• DATASET ROWS:

-=-=-=-=-

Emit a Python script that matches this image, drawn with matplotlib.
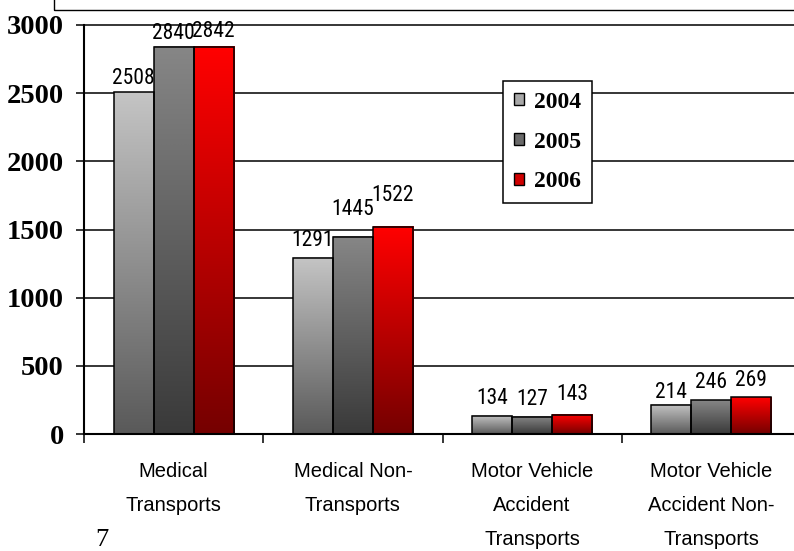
import numpy as np
import matplotlib.pyplot as plt
from matplotlib.patches import Patch, Rectangle
from matplotlib.colors import to_rgb

# Данные
categories = ['Medical\nTransports', 'Medical Non-\nTransports',
              'Motor Vehicle\nAccident\nTransports',
              'Motor Vehicle\nAccident Non-\nTransports']
years = ['2004', '2005', '2006']
v2004 = [2508, 1291, 134, 214]
v2005 = [2840, 1445, 127, 246]
v2006 = [2842, 1522, 143, 269]
yticks = [0, 500, 1000, 1500, 2000, 2500, 3000]

# Стиль: градиент сверху вниз, цвет легенды, сдвиг подписей (px)
grad_colors = [('#C4C4C4', '#5A5A5A'), ('#868686', '#3A3A3A'), ('#FF0000', '#760000')]
legend_colors = ['#A8A8A8', '#6A6A6A', '#D00000']
label_dy = [[14, 17.5, 17.5, 12.5],
            [13, 27, 17, 18],
            [15.5, 31.5, 20, 17]]

narrow = ['Roboto Condensed', 'Liberation Sans Narrow', 'Liberation Sans']
serif = ['Liberation Serif', 'DejaVu Serif']

fig = plt.figure(figsize=(7.94, 5.51), dpi=100)
ax = fig.add_axes([84/794, 117/551, 717/794, 409/551])

x = np.arange(len(categories))
w = 0.2235
for i, vals in enumerate([v2004, v2005, v2006]):
    xs = x + (i - 1) * w
    bars = ax.bar(xs, vals, w, facecolor='none', edgecolor='black', linewidth=1.1, zorder=3)
    top, bot = np.array(to_rgb(grad_colors[i][0])), np.array(to_rgb(grad_colors[i][1]))
    t = np.linspace(0, 1, 64)[:, None, None]
    grad = top * (1 - t) + bot * t
    for b in bars:
        ax.imshow(grad, extent=(b.get_x(), b.get_x() + w, 0, b.get_height()),
                  aspect='auto', origin='upper', interpolation='bilinear', zorder=2)
    for xi, v, dy in zip(xs, vals, label_dy[i]):
        ax.annotate(str(v), (xi, v), xytext=(0, dy * 0.72), textcoords='offset points',
                    ha='center', va='center', fontsize=15.5, family=narrow, zorder=4)

ax.set_xlim(-0.5, 3.5)
ax.set_ylim(0, 3000)

# Оси и сетка
ax.set_yticks(yticks)
ax.set_yticklabels([str(v) for v in yticks], family=serif, fontweight='bold', fontsize=20.5)
ax.tick_params(axis='y', length=6, width=1.1, pad=8.5, color='black')
ax.set_xticks([-0.5, 0.5, 1.5, 2.5])
ax.set_xticklabels([])
ax.set_xticks(x, minor=True)
ax.set_xticklabels(categories, minor=True, family=['Liberation Sans'], fontsize=14.5)
ax.tick_params(axis='x', which='major', length=6.5, width=1.1)
ax.tick_params(axis='x', which='minor', length=0, pad=20)
for lbl in ax.get_xticklabels(minor=True):
    lbl.set_linespacing(2.0)

ax.yaxis.grid(True, color='black', linewidth=1.1)
ax.set_axisbelow(True)
for gl in ax.get_ygridlines():
    gl.set_clip_on(False)

for s in ['top', 'right']:
    ax.spines[s].set_visible(False)
for s in ['left', 'bottom']:
    ax.spines[s].set_linewidth(1.5)
    ax.spines[s].set_color('black')

# Легенда
handles = [Patch(facecolor=c, edgecolor='black', linewidth=1) for c in legend_colors]
leg = ax.legend(handles, years, loc='upper left', bbox_to_anchor=(503/794, 1 - 81/551),
                bbox_transform=fig.transFigure, borderaxespad=0, fancybox=False,
                framealpha=1, edgecolor='black',
                prop={'family': serif, 'weight': 'bold', 'size': 17},
                handlelength=0.42, handleheight=0.42, handletextpad=0.45,
                borderpad=0.45, labelspacing=0.8)
leg.get_frame().set_linewidth(1.1)
leg.set_zorder(6)

# Рамка сверху и номер страницы
fig.add_artist(Rectangle((54/794, 1 - 9.5/551), 1, 1, transform=fig.transFigure,
                         fill=False, edgecolor='black', linewidth=1))
fig.text(95/794, 5/551, '7', family=serif, fontsize=19, va='baseline')

fig.savefig('out.png', dpi=100)
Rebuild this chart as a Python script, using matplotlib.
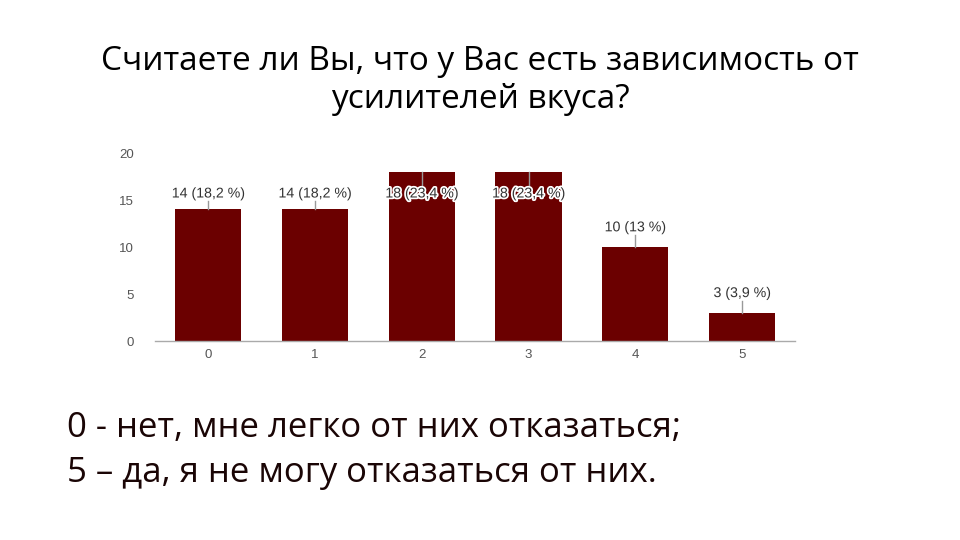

-=-=-=-=-

• WORK TO BE COMPLETED: Set the lines above down again, word for word, from the first through the one containing "from matplotlib.colors import to_rgb"; pictures excluded.

• ANSWER BELOW:
Emit a Python script that matches this image, drawn with matplotlib.
import numpy as np
import matplotlib.pyplot as plt
from matplotlib.patches import Patch, Rectangle
from matplotlib.colors import to_rgb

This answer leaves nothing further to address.